On multilingual Web sites and CSS

This document describes some problems and ideas that are relevant when a Web site (or just a Web page) is made available in several languages with a common style sheet. This is a fairly advanced topic, so I refer to my notes on creating multilingual sites and to my list of style sheet (CSS) resources for background.

The issue is how to design a style sheet that works with the different language versions. It is possible to tune the style by CSS rules specific to a particular version, but usually we would like to avoid that.

Lengths of texts may vary a lot

Often a style sheet sets a specific width for a column of text or links. Even if the logical em unit (i.e., the size of the font) is used, problems may arise. In particular, a very brief expression (say, “FAQ”) may need to be expanded to a long one (say, “Usein kysyttyä”), perhaps because an abbreviation needs to be spelled out or replaced by a description, since the abbreviation or its equivalent is not known to readers of the translation. Even if translation of words and phrases is straightforward, differences in length can be significant.

As a rule of thumb, you should expect that the length of any string may double in translations. If you can’t afford that, due to to space limitations, translators should know about that.
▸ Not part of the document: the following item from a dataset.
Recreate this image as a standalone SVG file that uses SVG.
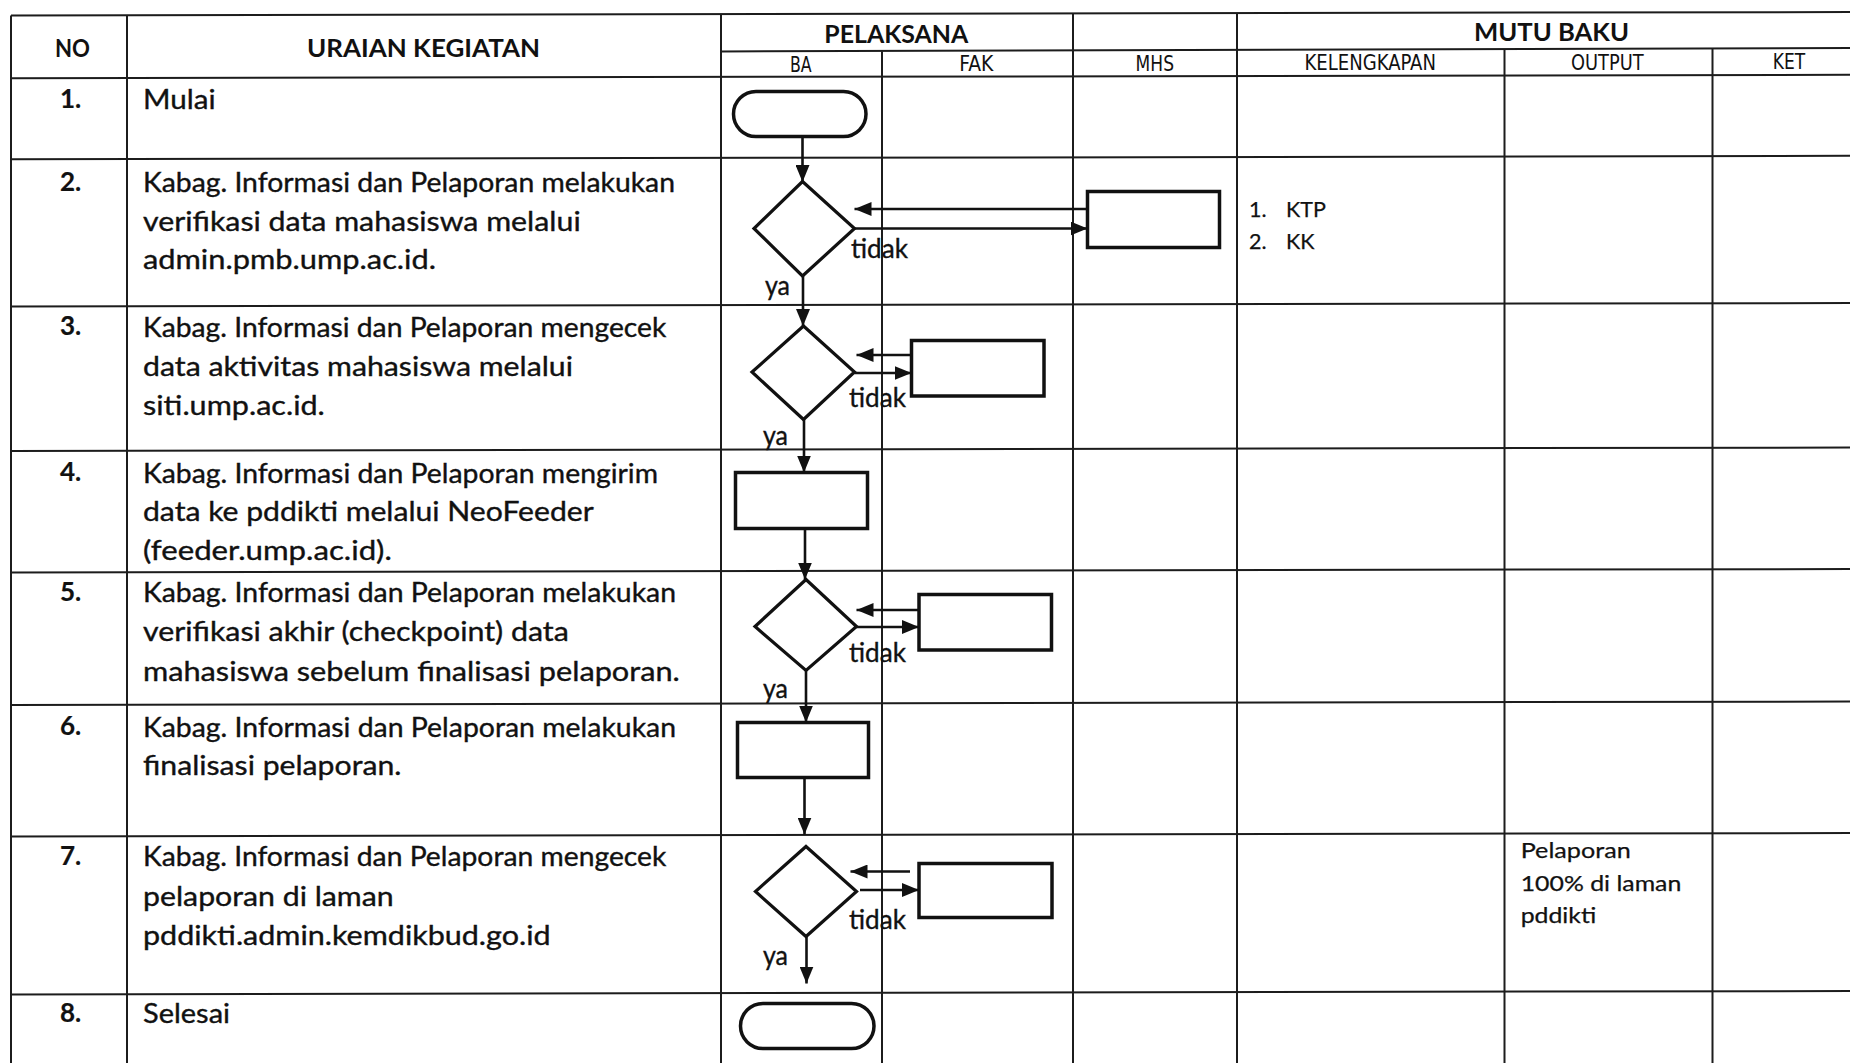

Translators should be informed about the requirements of the style sheets, as far as there are essential implications like the above. The information might be given fairly exactly, e.g. as a note that items in a menu should be shorter than 42 characters if at all possible.
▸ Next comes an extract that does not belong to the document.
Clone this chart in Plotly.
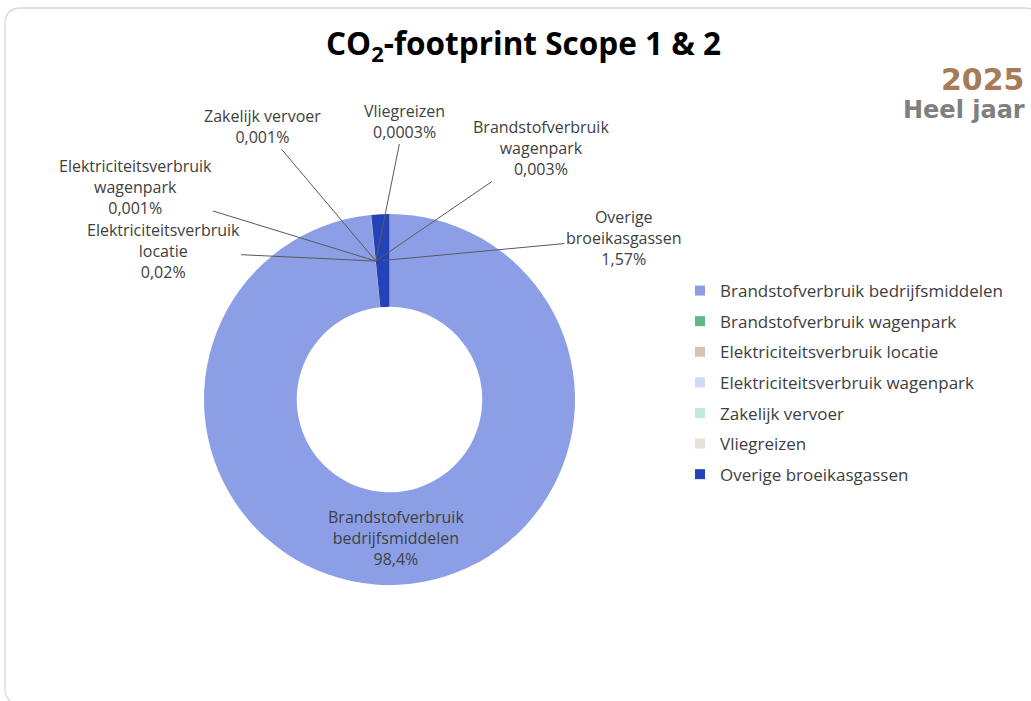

Roughly speaking, if the width of an element is set to N em units, it corresponds to 2×N characters. This postulates that normal mixed case is used in the text.

Ordering of phrases may change

At the low level of markup, phrase level, various inversions are possible. In English, we can say “Treasure Island by Stevenson” or “Stevenson’s Treasure Island”, but in Finnish, for example, there is no preposition corresponding to “by”, and a genitive expression must be used, unless you write ungrammatically or rephrase the text thoroughly. Thus, if the texts “Treasure Island” and “Stevenson” are marked up as elements, e.g. as links, the order of the elements will be different in the translation. This might matter if you use advanced CSS 2 selectors, for example.

Word length affects paragraph formatting

Web browsers normally don’t divide words into lines. This means that the when the width is small, the visual appearance can be rather poor in languages that use long words.

This is particularly relevant if the text is justified on both sides. Consider the following examples, a short text three languages, when formatted in a 8.5em wide column, justified. For English, the spacing between words is not quite nice in all cases; for German or Finnish it is often outright maddening.

Littering a dark and dreary road lay the past relics of browser-specific tags, incompatible DOMs, and broken CSS support.

Wir blicken zurück auf den dunklen Weg vergangener Relikte wie browserspezifischen Tags, inkompatiblen DOMs und einer brüchigen CSS Unterstützung.

Pimeän ja kolkon tien varrella lojuu roskia – selainriippuvien tägien, yhteensopimattomien DOMien ja rikkinäisen CSS-tuen jäännöksiä.

Text in images means a lot of work

It has been common on the Web to include text in image format, so that it's exact appearance can be specified. Sometimes even background images are used to present textual information.

In multilingual authoring, such approaches mean that images need to be generated for each and every version. And the process must be repeated after each modification of the text.

CSS currently has fairly good tools for specifying the visual appearance of texts, and this would save a lot of work as compared to using images. The tools are probably not satisfactory for logos and other texts for which a particular visual form is essential, but this is not a serious problem since such texts are typically proper names or abbreviations that usually remain invariant in translations, at least in logo-like usage.

When an image contains texts, like a map contains names of places, we could sometimes use one base image without the texts and have the texts as textual content, to be positioned over the image. This takes some work, but once done, the translations can be prepared by translating just the texts. The following demo illustrates this. It has the same treasure map in two languages, using the same image and the same markup, just with texts replaced in the HTML file.

[Treasure map]
The map has the following targets indicated in a manner that works on CSS enabled browsers only:
Safe entry
Dangerous reef
Karttaan on merkitty seuraavat kohteet tavalla, joka toimii vain CSS:ää tukevissa selaimissa:
Vaarallinen riutta

Stay tuned to cultural differences

Language and culture are not the same thing, but translations typically need to be written for people who live in a particular cultural environment. This may involve differences in views on the meanings of symbols and colors and other presentational features. There’s a review of some of the differences in the CEN Workshop Agreement European Culturally Specific ICT Requirements (CWA 14094; in PDF format).

This document is largely based on the author’s reflections while preparing the Finnish translation of the text of css Zen Garden, namely css Zen Garden: CSS-muotoilun kauneutta.